A recruiter offers you $120,000 in Austin. You're in Minneapolis on $100,000. Raise, right? Maybe. Maybe not. The dollar figure is the easy part — what it buys is the decision.
Our salary translator exists because "same salary" almost never means "same life."
Three things move the number
Taxes. Texas has no state income tax; Minnesota's top rate is near 10%. That gap alone can be worth several thousand dollars a year before you've changed anything else. We use current statutory rates, and the effective property-tax rate we compute live from Census data — what people actually pay as a share of their home's value, not the sticker rate.
Housing. Rent and home prices are the single biggest swing in most moves, and they're intensely local. We pull county-level home values and rents from Zillow and the Census, not a national average that hides the truth about your actual destination.
Everything else.
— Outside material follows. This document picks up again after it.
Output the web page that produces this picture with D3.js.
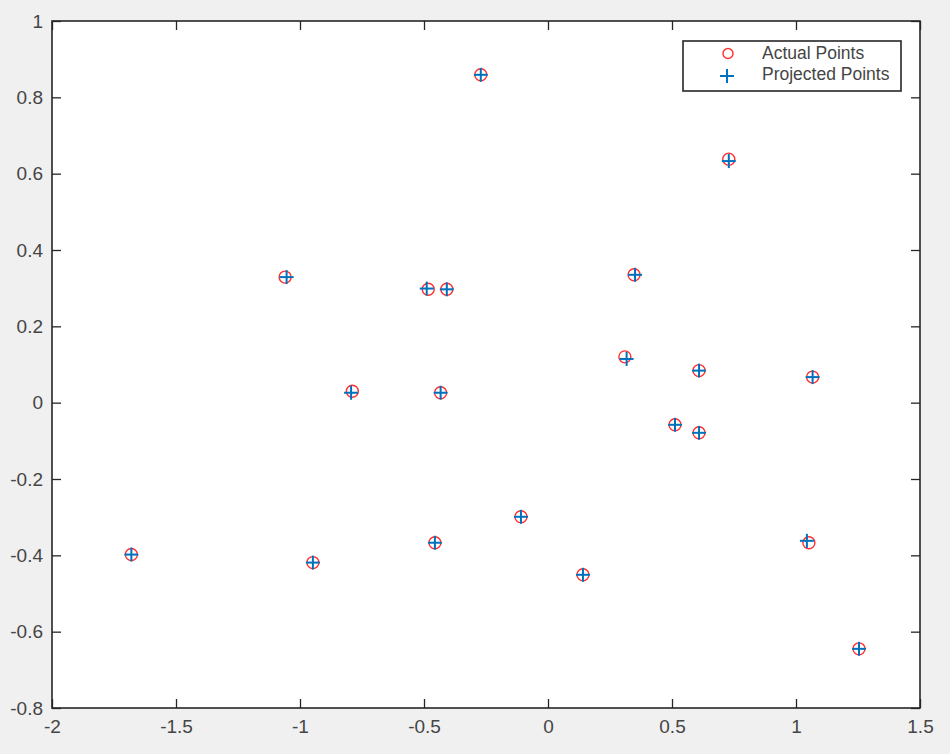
<!DOCTYPE html>
<html>
<head>
<meta charset="utf-8">
<script src="https://cdn.jsdelivr.net/npm/d3@7"></script>
<style>
  html, body { margin: 0; padding: 0; background: #f0f0f0; }
  svg { display: block; }
  text { font-family: "Liberation Sans", Arial, Helvetica, sans-serif; }
</style>
</head>
<body>
<svg id="chart" width="950" height="754"></svg>
<script>
// ---- data ----
const actualX = [-0.271, 0.729, -1.060, -0.483, -0.408, -0.789, -0.433, 0.310, 0.609, 1.067, 0.512, 0.609, 1.052, 1.254, -1.680, -0.948, -0.456, -0.109, 0.141, 0.347];
const actualY = [0.859, 0.638, 0.329, 0.297, 0.297, 0.030, 0.026, 0.120, 0.084, 0.067, -0.058, -0.079, -0.367, -0.645, -0.398, -0.419, -0.367, -0.299, -0.451, 0.335];
const projX = [-0.271, 0.729, -1.054, -0.489, -0.408, -0.794, -0.433, 0.317, 0.609, 1.067, 0.512, 0.609, 1.044, 1.254, -1.680, -0.948, -0.456, -0.109, 0.141, 0.351];
const projY = [0.859, 0.633, 0.329, 0.299, 0.297, 0.026, 0.026, 0.1145, 0.084, 0.067, -0.058, -0.079, -0.362, -0.645, -0.398, -0.419, -0.367, -0.299, -0.451, 0.335];
const xTicks = [-2, -1.5, -1, -0.5, 0, 0.5, 1, 1.5];
const yTicks = [-0.8, -0.6, -0.4, -0.2, 0, 0.2, 0.4, 0.6, 0.8, 1];
const legendLabels = ["Actual Points", "Projected Points"];

// ---- layout ----
const L = 52, R = 920, T = 21, B = 708;
const svg = d3.select("#chart");
const x = d3.scaleLinear().domain([-2, 1.5]).range([L, R]);
const y = d3.scaleLinear().domain([-0.8, 1]).range([B, T]);
const fmt = v => String(+v.toFixed(1));
const axisColor = "#262626";
const labelColor = "#454545";

svg.append("rect").attr("x", L).attr("y", T).attr("width", R - L).attr("height", B - T).attr("fill", "#fff");

function styleAxis(g) {
  g.select(".domain").remove();
  g.selectAll(".tick line").attr("stroke", axisColor).attr("stroke-width", 1.3);
  g.selectAll(".tick text").attr("fill", labelColor).style("font-size", "19px");
}

svg.append("g").attr("transform", `translate(0,${B})`)
  .call(d3.axisBottom(x).tickValues(xTicks).tickFormat(fmt).tickSizeInner(-9).tickSizeOuter(0).tickPadding(12))
  .call(styleAxis);
svg.append("g").attr("transform", `translate(0,${T})`)
  .call(d3.axisTop(x).tickValues(xTicks).tickFormat("").tickSizeInner(-9).tickSizeOuter(0))
  .call(styleAxis);
svg.append("g").attr("transform", `translate(${L},0)`)
  .call(d3.axisLeft(y).tickValues(yTicks).tickFormat(fmt).tickSizeInner(-9).tickSizeOuter(0).tickPadding(9))
  .call(styleAxis);
svg.append("g").attr("transform", `translate(${R},0)`)
  .call(d3.axisRight(y).tickValues(yTicks).tickFormat("").tickSizeInner(-9).tickSizeOuter(0))
  .call(styleAxis);

svg.selectAll(".tick text").attr("font-family", null);

svg.append("rect").attr("x", L).attr("y", T).attr("width", R - L).attr("height", B - T)
  .attr("fill", "none").attr("stroke", axisColor).attr("stroke-width", 1.6);

// ---- markers ----
const red = "#ff3030", blue = "#0072bd";
const arm = 7;
const actual = actualX.map((v, i) => ({ x: v, y: actualY[i] }));
const proj = projX.map((v, i) => ({ x: v, y: projY[i] }));

svg.append("g").selectAll("circle").data(actual).join("circle")
  .attr("cx", d => x(d.x)).attr("cy", d => y(d.y)).attr("r", 6)
  .attr("fill", "none").attr("stroke", red).attr("stroke-width", 1.4);

function plus(sel) {
  sel.append("line").attr("x1", -arm).attr("x2", arm).attr("y1", 0).attr("y2", 0);
  sel.append("line").attr("x1", 0).attr("x2", 0).attr("y1", -arm).attr("y2", arm);
  sel.selectAll("line").attr("stroke", blue).attr("stroke-width", 2);
}
svg.append("g").selectAll("g").data(proj).join("g")
  .attr("transform", d => `translate(${x(d.x)},${y(d.y)})`)
  .call(plus);

// ---- legend ----
const lg = svg.append("g");
lg.append("rect").attr("x", 683).attr("y", 41).attr("width", 218).attr("height", 50)
  .attr("fill", "#fff").attr("stroke", axisColor).attr("stroke-width", 1.6);
lg.append("circle").attr("cx", 728).attr("cy", 53.5).attr("r", 5)
  .attr("fill", "none").attr("stroke", red).attr("stroke-width", 1.4);
lg.append("g").attr("transform", "translate(727,76)").call(plus);
lg.selectAll("text.lab").data(legendLabels).join("text").attr("class", "lab")
  .attr("x", 762).attr("y", (d, i) => 53 + i * 21).attr("dy", "0.35em")
  .attr("fill", labelColor).style("font-size", "17.5px").text(d => d);
</script>
</body>
</html>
Groceries, utilities, getting around. We anchor the cost-of-living comparison to the BEA's Regional Price Parities — the federal government's own measure of how far a dollar stretches in one metro versus another.
Why we show our work
The translator doesn't just spit out an "equivalent salary" and ask you to believe it. It shows the pieces: what you keep after taxes, what rent takes back, what the cost-of-living delta does to the rest. If a $120k offer in one city is really worth $94k of your current life, you should be able to see exactly why — and decide whether the other reasons for the move make up the difference.
Sometimes the raise is real. Sometimes it's a pay cut wearing a bigger number. The point is to know which one you're being offered before you sign.